* Information supplied
• • •

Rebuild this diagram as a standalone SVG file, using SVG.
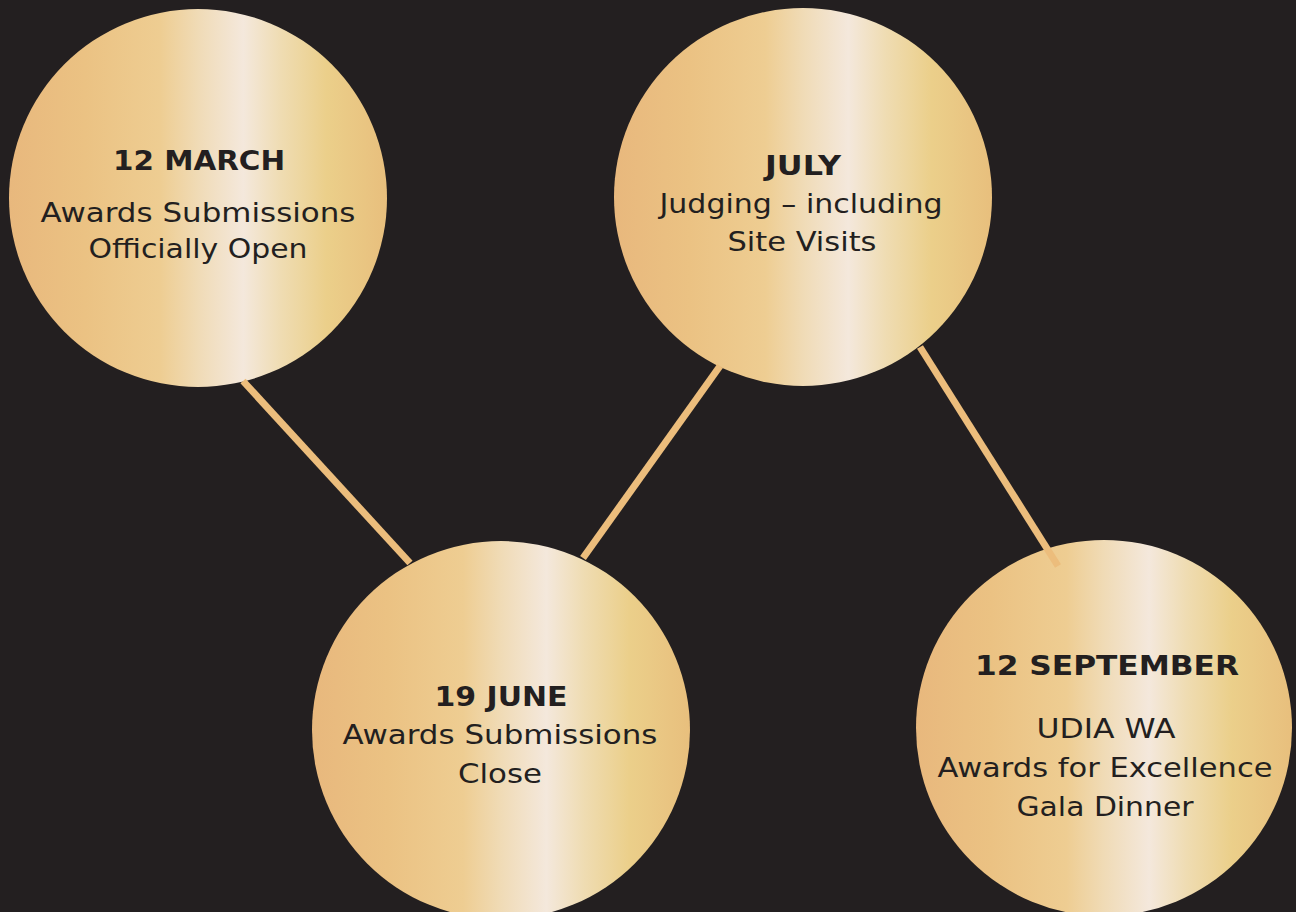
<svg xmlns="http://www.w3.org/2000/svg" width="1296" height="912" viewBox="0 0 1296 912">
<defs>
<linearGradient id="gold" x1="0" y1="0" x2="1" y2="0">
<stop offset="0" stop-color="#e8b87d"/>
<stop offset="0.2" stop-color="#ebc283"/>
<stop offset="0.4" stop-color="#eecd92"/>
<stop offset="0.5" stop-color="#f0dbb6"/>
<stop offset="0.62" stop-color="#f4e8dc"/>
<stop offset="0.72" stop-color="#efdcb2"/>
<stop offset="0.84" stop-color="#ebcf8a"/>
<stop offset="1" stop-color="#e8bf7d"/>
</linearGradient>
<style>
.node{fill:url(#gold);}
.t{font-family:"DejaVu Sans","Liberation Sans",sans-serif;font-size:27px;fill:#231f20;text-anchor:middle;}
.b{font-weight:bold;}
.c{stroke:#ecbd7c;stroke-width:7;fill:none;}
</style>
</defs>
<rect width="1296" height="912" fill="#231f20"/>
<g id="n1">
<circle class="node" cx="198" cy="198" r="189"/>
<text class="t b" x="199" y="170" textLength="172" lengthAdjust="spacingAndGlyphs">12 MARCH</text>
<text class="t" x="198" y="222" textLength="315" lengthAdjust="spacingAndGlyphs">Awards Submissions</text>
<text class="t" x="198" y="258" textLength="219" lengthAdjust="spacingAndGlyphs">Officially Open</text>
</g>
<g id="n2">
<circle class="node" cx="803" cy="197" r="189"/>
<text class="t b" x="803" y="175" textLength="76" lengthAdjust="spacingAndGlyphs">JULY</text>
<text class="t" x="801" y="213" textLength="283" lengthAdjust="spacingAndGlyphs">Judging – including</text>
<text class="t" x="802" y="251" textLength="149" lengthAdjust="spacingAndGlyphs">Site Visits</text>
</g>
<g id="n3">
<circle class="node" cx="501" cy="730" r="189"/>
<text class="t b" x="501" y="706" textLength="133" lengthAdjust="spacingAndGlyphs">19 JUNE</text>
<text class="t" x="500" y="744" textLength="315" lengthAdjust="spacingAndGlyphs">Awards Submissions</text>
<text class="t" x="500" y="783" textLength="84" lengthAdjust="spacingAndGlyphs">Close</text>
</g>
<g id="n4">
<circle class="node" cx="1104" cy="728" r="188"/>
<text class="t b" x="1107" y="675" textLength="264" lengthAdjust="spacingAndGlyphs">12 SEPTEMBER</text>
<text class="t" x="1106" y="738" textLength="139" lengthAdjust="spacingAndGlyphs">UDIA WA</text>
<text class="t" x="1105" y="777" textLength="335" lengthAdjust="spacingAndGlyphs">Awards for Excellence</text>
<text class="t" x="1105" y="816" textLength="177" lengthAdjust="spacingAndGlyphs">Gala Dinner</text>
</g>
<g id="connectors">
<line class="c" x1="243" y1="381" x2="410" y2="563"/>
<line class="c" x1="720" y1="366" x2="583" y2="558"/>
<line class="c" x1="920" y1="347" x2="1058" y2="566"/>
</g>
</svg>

• • •

Write the listing out a second time exactly, dropping all images.

* Answer to this exercise
Rebuild this diagram as a standalone SVG file, using SVG.
<svg xmlns="http://www.w3.org/2000/svg" width="1296" height="912" viewBox="0 0 1296 912">
<defs>
<linearGradient id="gold" x1="0" y1="0" x2="1" y2="0">
<stop offset="0" stop-color="#e8b87d"/>
<stop offset="0.2" stop-color="#ebc283"/>
<stop offset="0.4" stop-color="#eecd92"/>
<stop offset="0.5" stop-color="#f0dbb6"/>
<stop offset="0.62" stop-color="#f4e8dc"/>
<stop offset="0.72" stop-color="#efdcb2"/>
<stop offset="0.84" stop-color="#ebcf8a"/>
<stop offset="1" stop-color="#e8bf7d"/>
</linearGradient>
<style>
.node{fill:url(#gold);}
.t{font-family:"DejaVu Sans","Liberation Sans",sans-serif;font-size:27px;fill:#231f20;text-anchor:middle;}
.b{font-weight:bold;}
.c{stroke:#ecbd7c;stroke-width:7;fill:none;}
</style>
</defs>
<rect width="1296" height="912" fill="#231f20"/>
<g id="n1">
<circle class="node" cx="198" cy="198" r="189"/>
<text class="t b" x="199" y="170" textLength="172" lengthAdjust="spacingAndGlyphs">12 MARCH</text>
<text class="t" x="198" y="222" textLength="315" lengthAdjust="spacingAndGlyphs">Awards Submissions</text>
<text class="t" x="198" y="258" textLength="219" lengthAdjust="spacingAndGlyphs">Officially Open</text>
</g>
<g id="n2">
<circle class="node" cx="803" cy="197" r="189"/>
<text class="t b" x="803" y="175" textLength="76" lengthAdjust="spacingAndGlyphs">JULY</text>
<text class="t" x="801" y="213" textLength="283" lengthAdjust="spacingAndGlyphs">Judging – including</text>
<text class="t" x="802" y="251" textLength="149" lengthAdjust="spacingAndGlyphs">Site Visits</text>
</g>
<g id="n3">
<circle class="node" cx="501" cy="730" r="189"/>
<text class="t b" x="501" y="706" textLength="133" lengthAdjust="spacingAndGlyphs">19 JUNE</text>
<text class="t" x="500" y="744" textLength="315" lengthAdjust="spacingAndGlyphs">Awards Submissions</text>
<text class="t" x="500" y="783" textLength="84" lengthAdjust="spacingAndGlyphs">Close</text>
</g>
<g id="n4">
<circle class="node" cx="1104" cy="728" r="188"/>
<text class="t b" x="1107" y="675" textLength="264" lengthAdjust="spacingAndGlyphs">12 SEPTEMBER</text>
<text class="t" x="1106" y="738" textLength="139" lengthAdjust="spacingAndGlyphs">UDIA WA</text>
<text class="t" x="1105" y="777" textLength="335" lengthAdjust="spacingAndGlyphs">Awards for Excellence</text>
<text class="t" x="1105" y="816" textLength="177" lengthAdjust="spacingAndGlyphs">Gala Dinner</text>
</g>
<g id="connectors">
<line class="c" x1="243" y1="381" x2="410" y2="563"/>
<line class="c" x1="720" y1="366" x2="583" y2="558"/>
<line class="c" x1="920" y1="347" x2="1058" y2="566"/>
</g>
</svg>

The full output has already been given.